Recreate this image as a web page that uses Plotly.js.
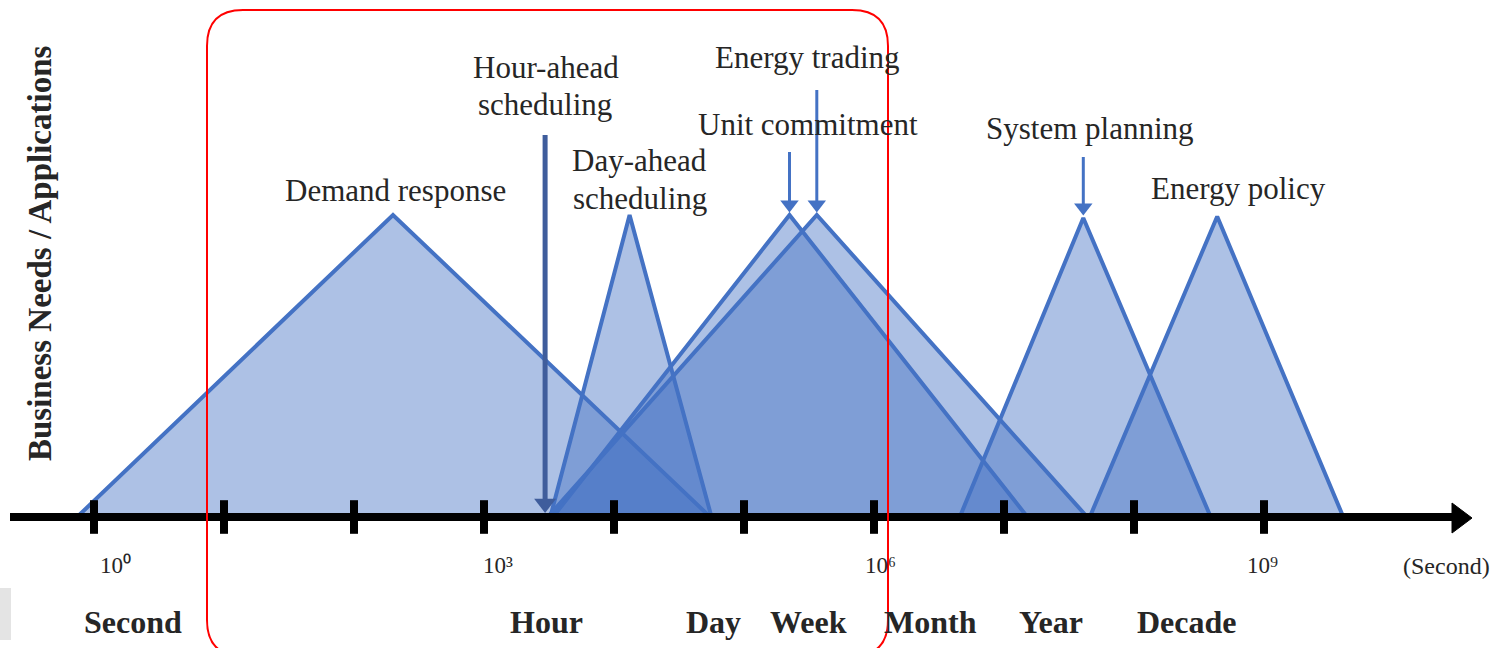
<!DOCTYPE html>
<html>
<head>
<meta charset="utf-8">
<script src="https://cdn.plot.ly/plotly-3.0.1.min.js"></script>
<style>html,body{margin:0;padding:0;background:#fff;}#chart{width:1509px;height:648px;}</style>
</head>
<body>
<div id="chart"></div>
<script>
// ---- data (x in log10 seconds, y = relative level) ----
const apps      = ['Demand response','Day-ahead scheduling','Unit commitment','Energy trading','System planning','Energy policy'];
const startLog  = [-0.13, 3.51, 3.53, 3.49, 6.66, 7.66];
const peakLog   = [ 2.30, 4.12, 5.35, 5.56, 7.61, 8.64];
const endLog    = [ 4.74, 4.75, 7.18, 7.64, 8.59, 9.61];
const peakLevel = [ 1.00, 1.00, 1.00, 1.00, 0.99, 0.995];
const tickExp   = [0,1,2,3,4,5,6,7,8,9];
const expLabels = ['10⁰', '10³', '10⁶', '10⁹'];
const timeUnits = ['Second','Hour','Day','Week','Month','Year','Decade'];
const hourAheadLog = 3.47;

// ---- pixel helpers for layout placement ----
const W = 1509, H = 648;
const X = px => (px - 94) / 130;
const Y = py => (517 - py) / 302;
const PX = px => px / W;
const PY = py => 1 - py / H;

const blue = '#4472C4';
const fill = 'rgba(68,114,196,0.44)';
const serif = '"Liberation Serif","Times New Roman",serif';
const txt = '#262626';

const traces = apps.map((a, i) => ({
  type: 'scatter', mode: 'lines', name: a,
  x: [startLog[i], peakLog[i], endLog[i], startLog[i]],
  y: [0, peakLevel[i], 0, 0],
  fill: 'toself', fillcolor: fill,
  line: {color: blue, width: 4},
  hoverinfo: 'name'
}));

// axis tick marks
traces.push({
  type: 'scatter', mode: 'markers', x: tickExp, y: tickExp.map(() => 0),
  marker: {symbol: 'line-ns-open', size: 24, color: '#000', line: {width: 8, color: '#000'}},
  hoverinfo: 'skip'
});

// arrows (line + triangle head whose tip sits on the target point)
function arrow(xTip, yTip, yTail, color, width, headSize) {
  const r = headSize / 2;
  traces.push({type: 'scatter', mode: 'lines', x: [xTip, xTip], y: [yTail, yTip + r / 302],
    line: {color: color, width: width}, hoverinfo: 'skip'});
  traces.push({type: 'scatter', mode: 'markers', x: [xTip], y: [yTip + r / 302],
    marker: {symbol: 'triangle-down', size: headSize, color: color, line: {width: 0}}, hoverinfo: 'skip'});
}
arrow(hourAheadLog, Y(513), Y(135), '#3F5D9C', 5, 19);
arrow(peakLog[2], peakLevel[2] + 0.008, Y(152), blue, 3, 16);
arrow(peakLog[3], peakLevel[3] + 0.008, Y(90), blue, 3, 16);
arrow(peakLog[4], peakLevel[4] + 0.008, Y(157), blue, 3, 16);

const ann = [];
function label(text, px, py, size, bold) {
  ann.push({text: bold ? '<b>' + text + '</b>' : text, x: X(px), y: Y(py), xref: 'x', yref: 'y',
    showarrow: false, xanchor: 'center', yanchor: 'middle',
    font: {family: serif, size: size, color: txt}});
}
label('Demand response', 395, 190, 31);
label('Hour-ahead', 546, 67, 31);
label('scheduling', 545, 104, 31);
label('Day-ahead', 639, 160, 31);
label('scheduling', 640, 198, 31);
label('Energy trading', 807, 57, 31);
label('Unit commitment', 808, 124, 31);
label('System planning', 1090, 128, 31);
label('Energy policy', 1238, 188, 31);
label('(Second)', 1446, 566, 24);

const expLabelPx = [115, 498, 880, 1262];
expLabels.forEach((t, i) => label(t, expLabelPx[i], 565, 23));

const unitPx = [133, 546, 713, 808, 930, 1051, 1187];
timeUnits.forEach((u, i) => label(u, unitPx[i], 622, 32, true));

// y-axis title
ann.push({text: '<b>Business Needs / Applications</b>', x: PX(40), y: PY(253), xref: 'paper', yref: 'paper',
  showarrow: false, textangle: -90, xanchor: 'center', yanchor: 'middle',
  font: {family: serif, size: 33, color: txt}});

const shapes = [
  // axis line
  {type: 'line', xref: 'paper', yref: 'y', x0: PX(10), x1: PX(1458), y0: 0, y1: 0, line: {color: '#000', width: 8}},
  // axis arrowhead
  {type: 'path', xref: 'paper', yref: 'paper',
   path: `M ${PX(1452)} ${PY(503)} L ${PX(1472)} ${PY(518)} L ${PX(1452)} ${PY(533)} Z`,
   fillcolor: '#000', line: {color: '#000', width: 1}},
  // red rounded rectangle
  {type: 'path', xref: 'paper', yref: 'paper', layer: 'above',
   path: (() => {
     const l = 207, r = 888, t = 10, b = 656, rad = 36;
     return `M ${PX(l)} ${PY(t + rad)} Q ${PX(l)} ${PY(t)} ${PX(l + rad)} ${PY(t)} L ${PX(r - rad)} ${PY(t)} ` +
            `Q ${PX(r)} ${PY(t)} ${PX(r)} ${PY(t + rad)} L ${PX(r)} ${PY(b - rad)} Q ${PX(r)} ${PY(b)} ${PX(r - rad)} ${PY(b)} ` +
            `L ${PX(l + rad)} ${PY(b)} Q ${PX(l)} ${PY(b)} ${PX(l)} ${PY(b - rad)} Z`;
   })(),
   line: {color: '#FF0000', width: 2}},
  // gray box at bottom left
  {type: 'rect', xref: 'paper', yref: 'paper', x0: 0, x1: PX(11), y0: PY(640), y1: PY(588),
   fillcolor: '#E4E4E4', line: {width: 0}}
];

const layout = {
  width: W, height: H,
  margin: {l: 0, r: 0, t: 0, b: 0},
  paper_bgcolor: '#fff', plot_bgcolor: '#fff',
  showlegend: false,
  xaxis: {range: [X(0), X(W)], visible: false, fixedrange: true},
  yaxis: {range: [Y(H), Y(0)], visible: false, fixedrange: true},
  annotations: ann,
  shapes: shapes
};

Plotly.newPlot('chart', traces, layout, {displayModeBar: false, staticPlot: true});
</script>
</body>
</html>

Work to be completed
Output the data exactly. Pictures don't belong in the result.

Task solution
Recreate this image as a web page that uses Plotly.js.
<!DOCTYPE html>
<html>
<head>
<meta charset="utf-8">
<script src="https://cdn.plot.ly/plotly-3.0.1.min.js"></script>
<style>html,body{margin:0;padding:0;background:#fff;}#chart{width:1509px;height:648px;}</style>
</head>
<body>
<div id="chart"></div>
<script>
// ---- data (x in log10 seconds, y = relative level) ----
const apps      = ['Demand response','Day-ahead scheduling','Unit commitment','Energy trading','System planning','Energy policy'];
const startLog  = [-0.13, 3.51, 3.53, 3.49, 6.66, 7.66];
const peakLog   = [ 2.30, 4.12, 5.35, 5.56, 7.61, 8.64];
const endLog    = [ 4.74, 4.75, 7.18, 7.64, 8.59, 9.61];
const peakLevel = [ 1.00, 1.00, 1.00, 1.00, 0.99, 0.995];
const tickExp   = [0,1,2,3,4,5,6,7,8,9];
const expLabels = ['10⁰', '10³', '10⁶', '10⁹'];
const timeUnits = ['Second','Hour','Day','Week','Month','Year','Decade'];
const hourAheadLog = 3.47;

// ---- pixel helpers for layout placement ----
const W = 1509, H = 648;
const X = px => (px - 94) / 130;
const Y = py => (517 - py) / 302;
const PX = px => px / W;
const PY = py => 1 - py / H;

const blue = '#4472C4';
const fill = 'rgba(68,114,196,0.44)';
const serif = '"Liberation Serif","Times New Roman",serif';
const txt = '#262626';

const traces = apps.map((a, i) => ({
  type: 'scatter', mode: 'lines', name: a,
  x: [startLog[i], peakLog[i], endLog[i], startLog[i]],
  y: [0, peakLevel[i], 0, 0],
  fill: 'toself', fillcolor: fill,
  line: {color: blue, width: 4},
  hoverinfo: 'name'
}));

// axis tick marks
traces.push({
  type: 'scatter', mode: 'markers', x: tickExp, y: tickExp.map(() => 0),
  marker: {symbol: 'line-ns-open', size: 24, color: '#000', line: {width: 8, color: '#000'}},
  hoverinfo: 'skip'
});

// arrows (line + triangle head whose tip sits on the target point)
function arrow(xTip, yTip, yTail, color, width, headSize) {
  const r = headSize / 2;
  traces.push({type: 'scatter', mode: 'lines', x: [xTip, xTip], y: [yTail, yTip + r / 302],
    line: {color: color, width: width}, hoverinfo: 'skip'});
  traces.push({type: 'scatter', mode: 'markers', x: [xTip], y: [yTip + r / 302],
    marker: {symbol: 'triangle-down', size: headSize, color: color, line: {width: 0}}, hoverinfo: 'skip'});
}
arrow(hourAheadLog, Y(513), Y(135), '#3F5D9C', 5, 19);
arrow(peakLog[2], peakLevel[2] + 0.008, Y(152), blue, 3, 16);
arrow(peakLog[3], peakLevel[3] + 0.008, Y(90), blue, 3, 16);
arrow(peakLog[4], peakLevel[4] + 0.008, Y(157), blue, 3, 16);

const ann = [];
function label(text, px, py, size, bold) {
  ann.push({text: bold ? '<b>' + text + '</b>' : text, x: X(px), y: Y(py), xref: 'x', yref: 'y',
    showarrow: false, xanchor: 'center', yanchor: 'middle',
    font: {family: serif, size: size, color: txt}});
}
label('Demand response', 395, 190, 31);
label('Hour-ahead', 546, 67, 31);
label('scheduling', 545, 104, 31);
label('Day-ahead', 639, 160, 31);
label('scheduling', 640, 198, 31);
label('Energy trading', 807, 57, 31);
label('Unit commitment', 808, 124, 31);
label('System planning', 1090, 128, 31);
label('Energy policy', 1238, 188, 31);
label('(Second)', 1446, 566, 24);

const expLabelPx = [115, 498, 880, 1262];
expLabels.forEach((t, i) => label(t, expLabelPx[i], 565, 23));

const unitPx = [133, 546, 713, 808, 930, 1051, 1187];
timeUnits.forEach((u, i) => label(u, unitPx[i], 622, 32, true));

// y-axis title
ann.push({text: '<b>Business Needs / Applications</b>', x: PX(40), y: PY(253), xref: 'paper', yref: 'paper',
  showarrow: false, textangle: -90, xanchor: 'center', yanchor: 'middle',
  font: {family: serif, size: 33, color: txt}});

const shapes = [
  // axis line
  {type: 'line', xref: 'paper', yref: 'y', x0: PX(10), x1: PX(1458), y0: 0, y1: 0, line: {color: '#000', width: 8}},
  // axis arrowhead
  {type: 'path', xref: 'paper', yref: 'paper',
   path: `M ${PX(1452)} ${PY(503)} L ${PX(1472)} ${PY(518)} L ${PX(1452)} ${PY(533)} Z`,
   fillcolor: '#000', line: {color: '#000', width: 1}},
  // red rounded rectangle
  {type: 'path', xref: 'paper', yref: 'paper', layer: 'above',
   path: (() => {
     const l = 207, r = 888, t = 10, b = 656, rad = 36;
     return `M ${PX(l)} ${PY(t + rad)} Q ${PX(l)} ${PY(t)} ${PX(l + rad)} ${PY(t)} L ${PX(r - rad)} ${PY(t)} ` +
            `Q ${PX(r)} ${PY(t)} ${PX(r)} ${PY(t + rad)} L ${PX(r)} ${PY(b - rad)} Q ${PX(r)} ${PY(b)} ${PX(r - rad)} ${PY(b)} ` +
            `L ${PX(l + rad)} ${PY(b)} Q ${PX(l)} ${PY(b)} ${PX(l)} ${PY(b - rad)} Z`;
   })(),
   line: {color: '#FF0000', width: 2}},
  // gray box at bottom left
  {type: 'rect', xref: 'paper', yref: 'paper', x0: 0, x1: PX(11), y0: PY(640), y1: PY(588),
   fillcolor: '#E4E4E4', line: {width: 0}}
];

const layout = {
  width: W, height: H,
  margin: {l: 0, r: 0, t: 0, b: 0},
  paper_bgcolor: '#fff', plot_bgcolor: '#fff',
  showlegend: false,
  xaxis: {range: [X(0), X(W)], visible: false, fixedrange: true},
  yaxis: {range: [Y(H), Y(0)], visible: false, fixedrange: true},
  annotations: ann,
  shapes: shapes
};

Plotly.newPlot('chart', traces, layout, {displayModeBar: false, staticPlot: true});
</script>
</body>
</html>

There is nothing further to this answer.